Hacker News new | ask | show | jobs
by noisy_boy 4304 days ago
Atleast in areas where the laws permit, why isn't a competitor, e.g. Google Fiber, not taking advantage of this clearly prevalent customer dissatisfaction with Comcast/TWC etc?

Also, some people seem to say that laying Fiber/infrastructure has costs which may be the reason. Then what happened to the wireless technologies which were presented as options for covering a city with connectivity? There was so much chatter about Wi-Max and such technologies - why are they are not being researched/refined/pushed? One of the best example of the vast advantage of penetration of wireless vs wired in terms of speed of deployment and impact is in India - especially rural areas where one can't expect clean drinking water but the cellphone signal is strong. Everytime somebody complains that in smaller towns in US that Comcast is the only choice in such places due to their infrastructure, assuming there are no laws prohibiting wireless competition, wireless should be the best option, no? So what am I missing (seriously)?

1 comments

Well for one thing, there's a big difference between a 9.6kbps cellphone voice call (and thus data channel) and 20 mbps+ data.

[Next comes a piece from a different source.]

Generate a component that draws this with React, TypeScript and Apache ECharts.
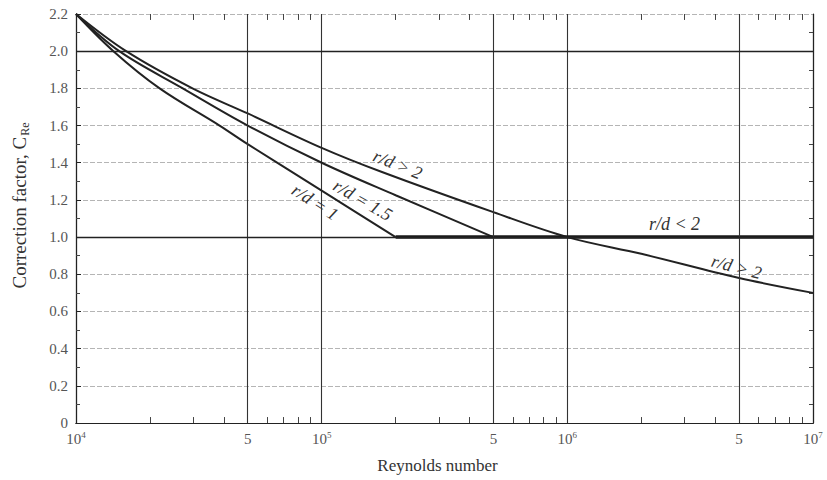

Wireless sucks. It is a bad solution to everything except where some much larger problem exists (i.e. you are on a plane).

Wireless seems good in India because the networks are not highly demanded - and are expensive to boot so volume is managed. Wireless seems to grow quickly because you throw up a tower and declare "50,000 people now have access!", and telephone service is still kind of a big deal.

But that's all you get from it. You can't provide a 20mbps pipe to those 50,000 people - not even close.

But India is poverty stricken. The electricity grid is bad. And there's the lawlessness that comes with poverty (heard of copper thieves?). Wireless towers are easy central locations to power and protect. Thousands of miles of copper or fiber is not.